When I had my first real professional job at a large health insurance company in the southeastern United States, I was living in a world like the one Scott Adams famously portrayed in Dilbert. We had our cubicles, our interminable meetings, and all the cliches seemed to apply. I could count on regularly hearing:
- The Japanese use the same word for crisis and opportunity.
- Let’s make sure we’re all singing from the same page in the hymnal.
- I think we need to re-focus. We may be shedding more heat than light.
We were absolutely obsessed with re-engineering the corporation. If you are old enough, you’ll recognize that one. We mapped out process flows like you wouldn’t believe. In the meantime, the people whose processes we were mapping were wondering, “What are you guys doing?” I started thinking to myself that they should be mapping their own processes and thinking for themselves how to make the processes better.
During those years, I was a devoted follower of Adams. He was an early adopter on the web. So, in addition to reading his comic strip and buying his books, I eagerly read his manifestos sent out via email. I had no internet web address (only an intranet one!), so I had to read his missives when someone brought printouts from home and distributed them.
One of Adams’ persistent themes was then and is now the stupidity of managers. Having had the chance to hear him on the Harvard Business Review podcast more than 20 years into his comic effort, I was disappointed to understand a little more about how he feels about the people who manage. He isn’t kidding. At all.
In the interview, he repeated his original assertion that managers are people who have been promoted so as to minimize the damage they can do. Rather than doing real work, they will schedule meetings and “order the doughnuts.” Pressed on this point by the interviewer, Adams stated that he supposed some managers could be really good at their jobs if they were the kind of people willing to get others to sacrifice their health and happiness to increase the profit of the corporation and to advance the career of the manager.
If I’d heard the interview 20 years ago, I probably would have just agreed with Adams and kept reading Dilbert. But having had the time to observe some really good managers up close and even to exercise that function so as to understand the responsibility, I disagree intensely with the cartoonist. People who lead organizations and departments within organizations certainly can be subpar. And they can exercise authority poorly. Being a decent manager is difficult.

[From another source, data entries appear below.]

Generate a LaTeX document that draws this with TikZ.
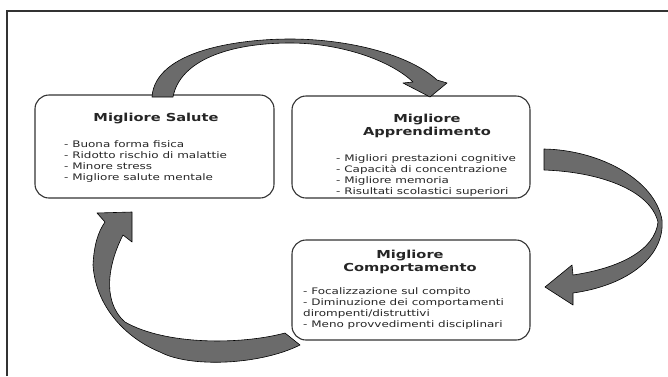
\documentclass[tikz,border=0pt]{standalone}
\usepackage{fontspec}
\newfontfamily\dvs[FakeStretch=1.33]{DejaVu Sans}
\begin{document}
\begin{tikzpicture}[x=1pt,y=-1pt,
  card/.style={draw=black!80, line width=1.1pt, rounded corners=14pt, fill=white, inner sep=0pt},
  ttl/.style={font=\dvs\fontsize{11}{13}\selectfont\bfseries, align=center, inner sep=0pt, text=black!85},
  lst/.style={font=\dvs\fontsize{9}{11}\selectfont, align=left, inner sep=0pt, anchor=north west, text=black!85},
  bigarrow/.style={fill=black!58, draw=black, line width=0.6pt, line join=round}]
\useasboundingbox (0,0) rectangle (668,376);
% frame
\draw[line width=1.4pt, black!80] (7,376) -- (7,11) -- (668,11);

% boxes
\node[card, minimum width=239pt, minimum height=103pt] (sal) at (154.5,146.5) {};
\node[card, minimum width=238pt, minimum height=102pt] (app) at (411,147) {};
\node[card, minimum width=238pt, minimum height=100pt] (com) at (411,290) {};

% texts
\node[ttl] (salt) at (156,119) {Migliore Salute};
\node[lst] (sall) at (64,140.5) {- Buona forma fisica\\- Ridotto rischio di malattie\\- Minore stress\\- Migliore salute mentale};

\node[ttl] (appt) at (427,126) {Migliore\\Apprendimento};
\node[lst] (appl) at (336,154.5) {- Migliori prestazioni cognitive\\- Capacità di concentrazione\\- Migliore memoria\\- Risultati scolastici superiori};

\node[ttl] (comt) at (410,261.5) {Migliore\\Comportamento};
\node[lst] (coml) at (303,287.5) {- Focalizzazione sul compito\\- Diminuzione dei comportamenti\\dirompenti/distruttivi\\- Meno provvedimenti disciplinari};

% top arrow (salute -> apprendimento)
\draw[bigarrow] (152,97) .. controls (155,50) and (240,39) .. (290,39)
  .. controls (350,39) and (410,55) .. (437,80) -- (447,83) -- (430,97) -- (403,83) -- (413,82)
  .. controls (390,60) and (340,43) .. (290,43)
  .. controls (230,43) and (180,60) .. (173,97) -- cycle;

% right arrow (apprendimento -> comportamento)
\draw[bigarrow] (544,149) .. controls (600,150) and (655,180) .. (662,220)
  .. controls (665,255) and (630,285) .. (573,293) -- (573,305) -- (545,287) -- (572,265) -- (573,275)
  .. controls (620,268) and (655,250) .. (658,222)
  .. controls (650,190) and (600,172) .. (544,170) -- cycle;

% bottom-left arrow (comportamento -> salute)
\draw[bigarrow] (300,345) .. controls (260,365) and (190,368) .. (160,352)
  .. controls (130,340) and (96,310) .. (93,265)
  .. controls (94,245) and (98,232) .. (105,222) -- (97,213) -- (132,212) -- (132,242) -- (123,235)
  .. controls (110,260) and (100,300) .. (125,322)
  .. controls (165,345) and (240,345) .. (285,333) -- cycle;
\end{tikzpicture}
\end{document}
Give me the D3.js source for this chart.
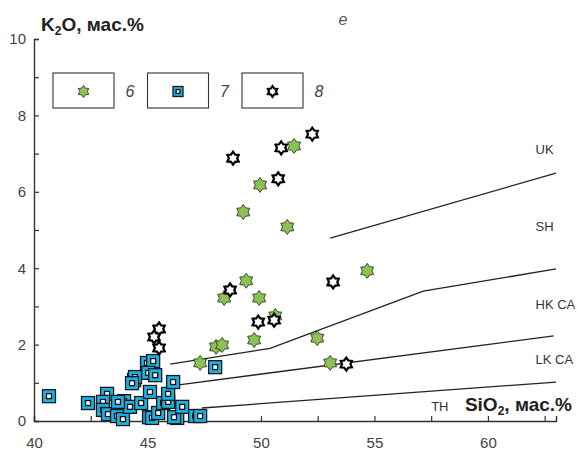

But have you ever worked under a really good manager or leader? I have. It is absolutely glorious to be able to trust a good manager to help set out a vision of success, to coordinate the efforts of the group, to hold people accountable, and to take the lead on solving problems. I still remember the first time I was in a really big meeting with a boss I won’t name so as not to embarrass him. What amazed me was how interested he was in hearing ideas from others. He didn’t care about rank or status. He cared about the substance. The way he conducted himself helped me to be comfortable that he would make a good decision. And even if the decision wasn’t the one I wanted, I could take comfort in knowing that he had heard alternative points of view and seriously considered them.
The Dilbert/Adams view is a disaffected one. It can be useful. As Adams pointed out, more than a few managers have found a Dilbert strip left under their door. It can work as critique. But don’t stop there. The complaining critic pose is one that should be used selectively lest one become cancerous rather than constructive. Effective employees have to learn how to trust managers. And managers have the responsibility of being worthy of that trust.
Because good management is ultimately about trust, I don’t think Adams is right to say managers are promoted to that position to minimize the damage they can do. People are sometimes promoted beyond real management (getting kicked upstairs, as they say) to minimize the damage they can do. The person Adams is thinking about may well have a lofty title, but will have little responsibility, especially responsibility for people and the work they do.